The safety signs sold by National Marker Company may seem simple at first glance, but the process behind their production is what sets them apart from the competition. The same can be said for the staff at NMC. On the outside of its North Smithfield, Rhode Island, facility, it seems like just another company. It's what's behind the walls that sets NMC apart from the rest.
People and culture are the top priority. Employees aren't just expected to do their job, but to learn something new every day – and even teach Michael Black, president of NMC, a thing or two. This is because it isn't the success or the notoriety, but the people of NMC that mean everything to Black.
"My favorite [part about my job] is, hands down, watching people grow," Black said.
Who is Michael Black?
Black initially didn't want to go into the safety sign business. Believe it or not, his first true love was cooking. He was accepted to the Culinary Institute of America in Hyde Park, New York, out of high school, and was intent on going there – until he sat down with the head chef to discuss his plans of opening a restaurant.
He was told if he wanted to open his own restaurant, the trade-off would be never spending a night, a weekend or a holiday with his family. He quickly decided to forego his decision to become a chef, and it was clear from that point on that the people in his life, whether they be in the present or future, would be most important to him.
Instead of culinary school, Michael attended a community college in Maryland, then Drexel University in Philadelphia, where during his first co-op, he was offered a full-time job with an industrial distribution company. He accepted it, and finished his undergrad at the University of Baltimore at a later time.
Black became a fresh face to the company in 1998 when he joined as the national sales manager. He would quickly find his footing, rising to vice president in 1999 and president a year later at the turn of the century.
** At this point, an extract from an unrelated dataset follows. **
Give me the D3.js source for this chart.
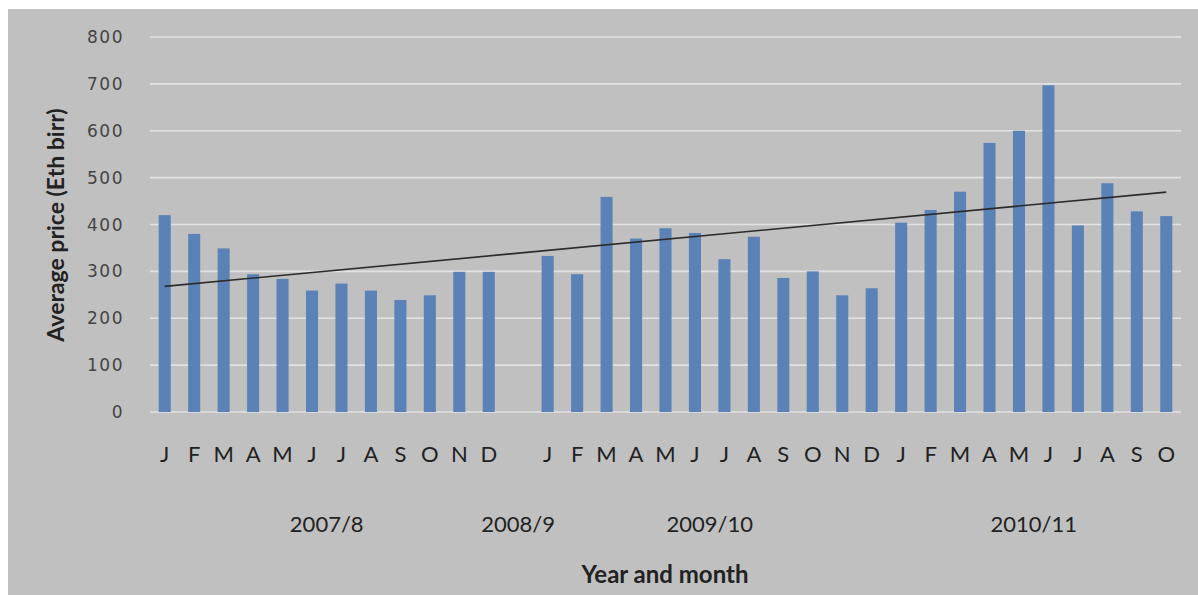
<!DOCTYPE html>
<html>
<head>
<meta charset="utf-8">
<script src="https://cdn.jsdelivr.net/npm/d3@7"></script>
<style>
  html, body { margin: 0; padding: 0; background: #ffffff; }
  svg { display: block; }
</style>
</head>
<body>
<svg id="chart" width="1198" height="595"></svg>
<script>
// ---- data ----
const monthLetters = ["J","F","M","A","M","J","J","A","S","O","N","D"];
const yearLabels = ["2007/8", "2008/9", "2009/10", "2010/11"];
const prices2007_8  = [420, 380, 349, 294, 284, 259, 274, 259, 239, 249, 299, 299];
const prices2008_9  = [null]; // no data: one empty slot
const prices2009_10 = [333, 294, 459, 370, 392, 382, 326, 374, 286, 300, 249, 264];
const prices2010_11 = [404, 431, 470, 574, 600, 697, 398, 488, 428, 418];
const yTicks = [0, 100, 200, 300, 400, 500, 600, 700, 800];
const trendStartValue = 268;
const trendEndValue = 469;
const yTitle = "Average price (Eth birr)";
const xTitle = "Year and month";

// build slot table
const groups = [prices2007_8, prices2008_9, prices2009_10, prices2010_11];
const slots = [];
groups.forEach((arr, g) => {
  arr.forEach((v, i) => {
    slots.push({ key: g + "-" + i, group: g, month: v === null ? "" : monthLetters[i], value: v });
  });
});

// ---- layout ----
const svg = d3.select("#chart");
const W = 1198, H = 595;
const plotLeft = 150, plotRight = 1181, plotTop = 37, plotBottom = 412;

svg.append("rect").attr("x", 8).attr("y", 9).attr("width", W - 8).attr("height", H - 9)
  .attr("fill", "#c0c0c0");

const x = d3.scaleBand().domain(slots.map(d => d.key)).range([plotLeft, plotRight])
  .paddingInner(0.59).paddingOuter(0.295);
const y = d3.scaleLinear().domain([0, 800]).range([plotBottom, plotTop]);

// gridlines
svg.append("g").selectAll("line").data(yTicks).join("line")
  .attr("x1", plotLeft).attr("x2", plotRight)
  .attr("y1", d => y(d)).attr("y2", d => y(d))
  .attr("stroke", "#e2e2e2").attr("stroke-width", 1.6);

// y tick labels
svg.append("g").selectAll("text").data(yTicks).join("text")
  .attr("x", 124).attr("y", d => y(d)).attr("dy", "0.36em")
  .attr("text-anchor", "end")
  .attr("font-family", "DejaVu Sans, sans-serif").attr("font-size", 17)
  .attr("letter-spacing", 1.5)
  .attr("fill", "#444444")
  .text(d => d);

// bars
svg.append("g").selectAll("rect").data(slots.filter(d => d.value !== null)).join("rect")
  .attr("x", d => x(d.key)).attr("width", x.bandwidth())
  .attr("y", d => y(d.value)).attr("height", d => y(0) - y(d.value))
  .attr("fill", "#5b82b6");

// trend line
const first = slots[0].key, last = slots[slots.length - 1].key;
svg.append("line")
  .attr("x1", x(first) + x.bandwidth() / 2).attr("y1", y(trendStartValue))
  .attr("x2", x(last) + x.bandwidth() / 2).attr("y2", y(trendEndValue))
  .attr("stroke", "#2b2b2b").attr("stroke-width", 1.6);

// month labels
svg.append("g").selectAll("text").data(slots.filter(d => d.month)).join("text")
  .attr("x", d => x(d.key) + x.bandwidth() / 2).attr("y", 462)
  .attr("text-anchor", "middle")
  .attr("font-family", "Lato, sans-serif").attr("font-size", 22)
  .attr("fill", "#222222")
  .text(d => d.month);

// year labels centred under each group
const yearPos = yearLabels.map((lab, g) => {
  const gs = slots.filter(d => d.group === g);
  const x0 = x(gs[0].key) - x.step() * x.paddingInner() / 2;
  const x1 = x(gs[gs.length - 1].key) + x.bandwidth() + x.step() * x.paddingInner() / 2;
  return { lab, cx: (x0 + x1) / 2 };
});
svg.append("g").selectAll("text").data(yearPos).join("text")
  .attr("x", d => d.cx).attr("y", 532)
  .attr("text-anchor", "middle")
  .attr("font-family", "Lato, sans-serif").attr("font-size", 22)
  .attr("fill", "#222222")
  .text(d => d.lab);

// axis titles
svg.append("text")
  .attr("transform", "translate(64,225) rotate(-90)")
  .attr("text-anchor", "middle")
  .attr("font-family", "Lato, sans-serif").attr("font-weight", "bold").attr("font-size", 23)
  .attr("fill", "#222222")
  .text(yTitle);

svg.append("text")
  .attr("x", 665).attr("y", 583)
  .attr("text-anchor", "middle")
  .attr("font-family", "Lato, sans-serif").attr("font-weight", "bold").attr("font-size", 24)
  .attr("fill", "#222222")
  .text(xTitle);
</script>
</body>
</html>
Black bought the company in 2012 after it was slated to sold and subsequently closed. He was offered a $1 million buyout for his small piece of the company, but refused after his wife Michelle helped him realize he wouldn't be happy if he made that decision because the people he had worked so closely with for all of these years would be out of a job. Having no experience owning a company beforehand, Black's purchase would go on to change the direction of NMC's future.
Life at NMC
Black's day-to-day schedule is hectic, but manageable. Meetings with his direct reports, as well as step meetings with different employees to ensure their voice is heard, compose most of his schedule. After talking with clients as well, Black devotes some time out of his schedule, usually two or three days a week, to walking the floor.
This is an exercise that harks back on what he believes an employee's purpose at a company is – not just to come in and do the regular 9-to-5 job, but to learn something along the way. He takes this time to learn something himself.
"I just sit there and I say 'Teach me something'," Black said. Most people are intimidated the first time around.
"They look at you like, 'Well you know everything that's going on,' but that's the point – I don't know everything that's going on."
Some employees struggle in that moment of surprise, so Black sits there until they are comfortable and figure out something to say. Why does he take time out of his day to do this? For three reasons that remain very important to his philosophy.
"I wanted people to feel comfortable with me, and I think teaching is the best thing that you can do in life," Black said. "The third thing is that I want people to see the humility of myself and for people to recognize that I don't know everything."
The culture Black created at NMC began with his initial decision to purchase the company and has only grown stronger as years have passed. The people that are behind the product remain the reason for its success and have forged some of his greatest memories.
He takes his role as president seriously, in that he enjoys watching somebody join with a very small skill set and grow it over time while working for the company. He believes this is a responsibility every president, owner and CEO has.
"The fact is that we want to grow people, people that have the desire or heart to be better tomorrow than they are today."